» The exercise
Scan the lines below; pull out those with "page".

» Given information
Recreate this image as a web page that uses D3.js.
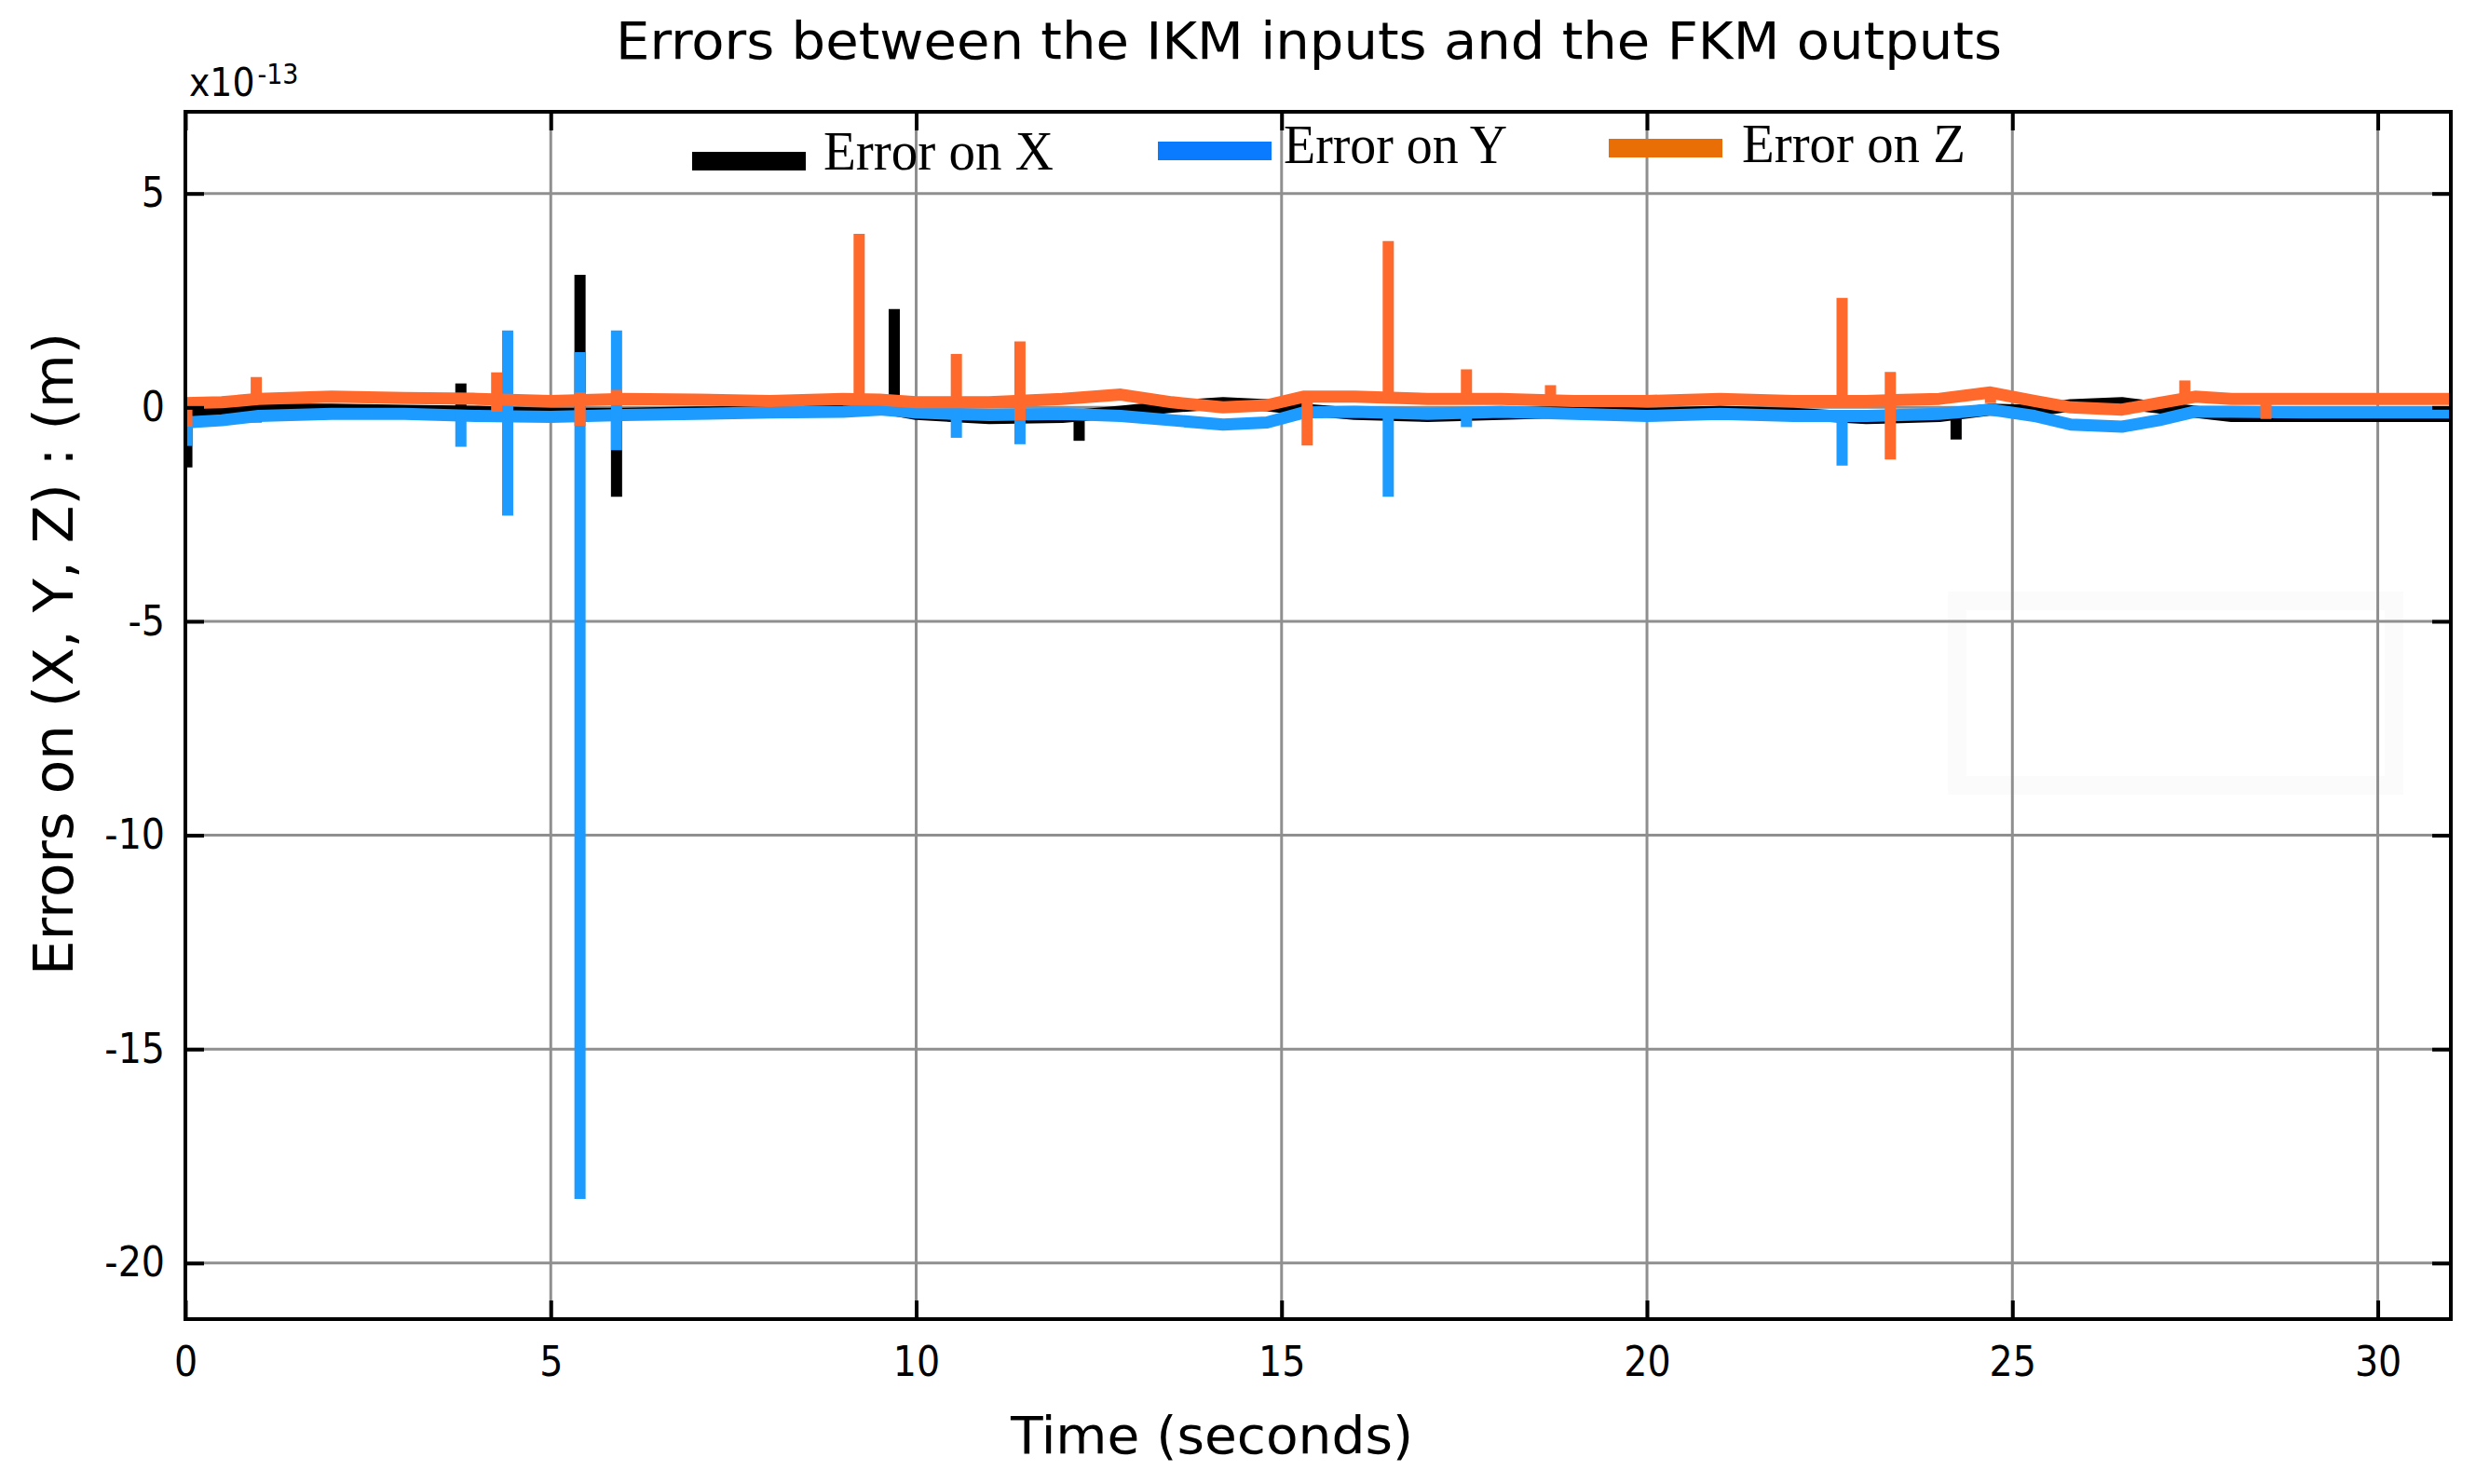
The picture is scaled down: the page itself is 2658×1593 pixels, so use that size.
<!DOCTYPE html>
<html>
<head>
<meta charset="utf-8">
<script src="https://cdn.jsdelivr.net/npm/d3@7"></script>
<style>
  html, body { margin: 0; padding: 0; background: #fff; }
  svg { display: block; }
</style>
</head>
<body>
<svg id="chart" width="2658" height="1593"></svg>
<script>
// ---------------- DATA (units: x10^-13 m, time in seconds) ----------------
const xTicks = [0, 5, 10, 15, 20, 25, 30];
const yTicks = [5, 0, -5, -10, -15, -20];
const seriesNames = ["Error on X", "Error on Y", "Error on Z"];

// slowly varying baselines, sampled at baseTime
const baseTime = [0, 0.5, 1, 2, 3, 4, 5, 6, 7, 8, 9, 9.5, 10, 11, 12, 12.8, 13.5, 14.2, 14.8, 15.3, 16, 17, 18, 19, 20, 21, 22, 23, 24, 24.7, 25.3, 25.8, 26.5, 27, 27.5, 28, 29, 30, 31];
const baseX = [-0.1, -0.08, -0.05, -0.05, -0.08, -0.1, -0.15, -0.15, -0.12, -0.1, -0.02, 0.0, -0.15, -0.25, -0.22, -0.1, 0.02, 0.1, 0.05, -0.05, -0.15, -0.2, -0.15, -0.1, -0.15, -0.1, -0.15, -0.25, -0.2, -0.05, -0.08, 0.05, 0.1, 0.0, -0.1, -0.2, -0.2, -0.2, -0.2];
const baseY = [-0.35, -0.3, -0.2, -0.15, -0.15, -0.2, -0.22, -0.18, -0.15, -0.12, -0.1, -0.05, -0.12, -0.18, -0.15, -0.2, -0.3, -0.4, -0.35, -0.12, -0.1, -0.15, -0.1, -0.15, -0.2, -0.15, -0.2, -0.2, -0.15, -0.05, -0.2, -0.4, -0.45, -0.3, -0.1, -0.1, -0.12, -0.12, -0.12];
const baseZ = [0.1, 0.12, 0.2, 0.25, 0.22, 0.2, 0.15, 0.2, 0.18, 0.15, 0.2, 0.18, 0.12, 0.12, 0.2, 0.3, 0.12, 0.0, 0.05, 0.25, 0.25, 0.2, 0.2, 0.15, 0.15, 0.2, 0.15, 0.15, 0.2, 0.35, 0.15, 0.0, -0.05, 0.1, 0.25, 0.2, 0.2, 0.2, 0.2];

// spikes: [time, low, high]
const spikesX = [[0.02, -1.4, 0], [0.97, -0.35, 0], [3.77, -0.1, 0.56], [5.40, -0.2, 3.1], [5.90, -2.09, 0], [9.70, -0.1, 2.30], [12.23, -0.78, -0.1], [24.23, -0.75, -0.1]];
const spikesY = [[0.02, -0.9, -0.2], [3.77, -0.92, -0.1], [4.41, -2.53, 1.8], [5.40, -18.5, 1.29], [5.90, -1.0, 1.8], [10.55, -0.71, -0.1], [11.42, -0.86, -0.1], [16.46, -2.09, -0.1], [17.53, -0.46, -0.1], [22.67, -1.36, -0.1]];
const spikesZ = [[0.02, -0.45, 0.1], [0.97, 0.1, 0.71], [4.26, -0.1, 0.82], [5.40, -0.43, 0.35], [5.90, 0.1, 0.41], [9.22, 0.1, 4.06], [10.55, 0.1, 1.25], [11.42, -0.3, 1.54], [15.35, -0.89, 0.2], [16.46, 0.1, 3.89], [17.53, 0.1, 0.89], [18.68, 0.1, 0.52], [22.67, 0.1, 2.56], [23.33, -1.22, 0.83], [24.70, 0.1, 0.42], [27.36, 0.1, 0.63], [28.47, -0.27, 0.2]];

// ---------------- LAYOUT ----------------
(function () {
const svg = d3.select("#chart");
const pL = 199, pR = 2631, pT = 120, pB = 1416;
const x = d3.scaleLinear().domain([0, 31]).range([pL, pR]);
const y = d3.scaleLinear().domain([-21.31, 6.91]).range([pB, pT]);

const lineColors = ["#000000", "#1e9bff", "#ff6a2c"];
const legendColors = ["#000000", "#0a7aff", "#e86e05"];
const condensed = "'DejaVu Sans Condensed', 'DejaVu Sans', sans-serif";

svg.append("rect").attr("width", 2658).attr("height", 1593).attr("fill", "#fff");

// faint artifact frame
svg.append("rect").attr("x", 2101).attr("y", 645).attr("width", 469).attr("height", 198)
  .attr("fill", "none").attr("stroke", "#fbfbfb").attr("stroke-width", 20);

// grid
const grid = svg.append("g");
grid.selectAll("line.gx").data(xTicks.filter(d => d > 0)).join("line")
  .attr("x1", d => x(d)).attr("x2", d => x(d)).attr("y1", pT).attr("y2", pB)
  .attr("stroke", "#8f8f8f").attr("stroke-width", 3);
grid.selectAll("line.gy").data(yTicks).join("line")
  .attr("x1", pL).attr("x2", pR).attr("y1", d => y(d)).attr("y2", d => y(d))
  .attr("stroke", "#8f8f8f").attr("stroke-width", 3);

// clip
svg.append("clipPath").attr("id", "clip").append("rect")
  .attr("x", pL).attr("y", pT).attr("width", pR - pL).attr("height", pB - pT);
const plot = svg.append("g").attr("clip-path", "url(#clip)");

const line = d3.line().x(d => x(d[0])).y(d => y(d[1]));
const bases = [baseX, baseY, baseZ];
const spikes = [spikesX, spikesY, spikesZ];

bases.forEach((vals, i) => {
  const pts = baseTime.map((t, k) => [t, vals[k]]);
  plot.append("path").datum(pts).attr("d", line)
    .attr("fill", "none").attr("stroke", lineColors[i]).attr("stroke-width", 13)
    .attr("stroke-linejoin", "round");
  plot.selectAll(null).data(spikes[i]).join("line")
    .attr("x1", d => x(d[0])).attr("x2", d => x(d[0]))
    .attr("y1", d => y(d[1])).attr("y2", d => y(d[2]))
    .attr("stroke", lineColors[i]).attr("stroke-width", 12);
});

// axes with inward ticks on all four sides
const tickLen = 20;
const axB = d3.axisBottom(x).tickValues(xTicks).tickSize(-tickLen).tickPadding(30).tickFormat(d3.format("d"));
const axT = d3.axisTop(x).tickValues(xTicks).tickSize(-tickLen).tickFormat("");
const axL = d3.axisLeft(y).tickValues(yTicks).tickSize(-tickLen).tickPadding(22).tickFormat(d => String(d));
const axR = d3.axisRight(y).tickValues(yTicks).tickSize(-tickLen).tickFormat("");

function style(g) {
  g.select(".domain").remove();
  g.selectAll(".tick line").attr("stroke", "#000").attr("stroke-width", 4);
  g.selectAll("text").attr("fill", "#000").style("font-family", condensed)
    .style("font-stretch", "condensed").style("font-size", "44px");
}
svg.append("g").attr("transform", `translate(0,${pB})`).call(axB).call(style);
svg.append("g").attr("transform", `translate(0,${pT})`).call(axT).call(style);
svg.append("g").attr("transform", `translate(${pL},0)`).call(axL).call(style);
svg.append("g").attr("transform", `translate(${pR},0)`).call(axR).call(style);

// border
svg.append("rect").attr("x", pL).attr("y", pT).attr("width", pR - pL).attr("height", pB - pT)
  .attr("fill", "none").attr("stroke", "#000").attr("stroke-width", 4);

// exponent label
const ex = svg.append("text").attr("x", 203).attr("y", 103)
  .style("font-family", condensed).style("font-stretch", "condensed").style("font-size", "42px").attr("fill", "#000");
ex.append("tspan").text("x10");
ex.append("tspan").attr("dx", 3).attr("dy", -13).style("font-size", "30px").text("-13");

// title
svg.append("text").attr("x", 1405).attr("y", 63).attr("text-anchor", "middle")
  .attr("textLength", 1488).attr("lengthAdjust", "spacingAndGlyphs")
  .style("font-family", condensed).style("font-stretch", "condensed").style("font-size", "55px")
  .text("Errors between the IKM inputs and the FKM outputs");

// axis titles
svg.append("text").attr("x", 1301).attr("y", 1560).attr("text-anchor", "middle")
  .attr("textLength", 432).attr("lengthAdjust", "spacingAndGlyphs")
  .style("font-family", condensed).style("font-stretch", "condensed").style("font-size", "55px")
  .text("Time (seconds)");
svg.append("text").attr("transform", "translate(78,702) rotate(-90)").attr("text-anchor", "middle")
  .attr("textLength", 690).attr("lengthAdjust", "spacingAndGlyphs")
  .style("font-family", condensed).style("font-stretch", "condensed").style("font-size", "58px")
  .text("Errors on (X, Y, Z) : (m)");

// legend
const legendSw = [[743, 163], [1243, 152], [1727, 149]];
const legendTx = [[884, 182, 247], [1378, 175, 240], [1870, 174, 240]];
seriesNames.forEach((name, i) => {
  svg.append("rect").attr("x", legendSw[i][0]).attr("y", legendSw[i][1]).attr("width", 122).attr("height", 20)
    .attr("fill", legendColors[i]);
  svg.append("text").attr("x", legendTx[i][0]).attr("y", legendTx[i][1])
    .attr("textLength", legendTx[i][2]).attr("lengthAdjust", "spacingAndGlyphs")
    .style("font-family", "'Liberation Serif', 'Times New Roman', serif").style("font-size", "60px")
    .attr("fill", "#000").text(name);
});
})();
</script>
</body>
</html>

» Correct response
Recreate this image as a web page that uses D3.js.
The picture is scaled down: the page itself is 2658×1593 pixels, so use that size.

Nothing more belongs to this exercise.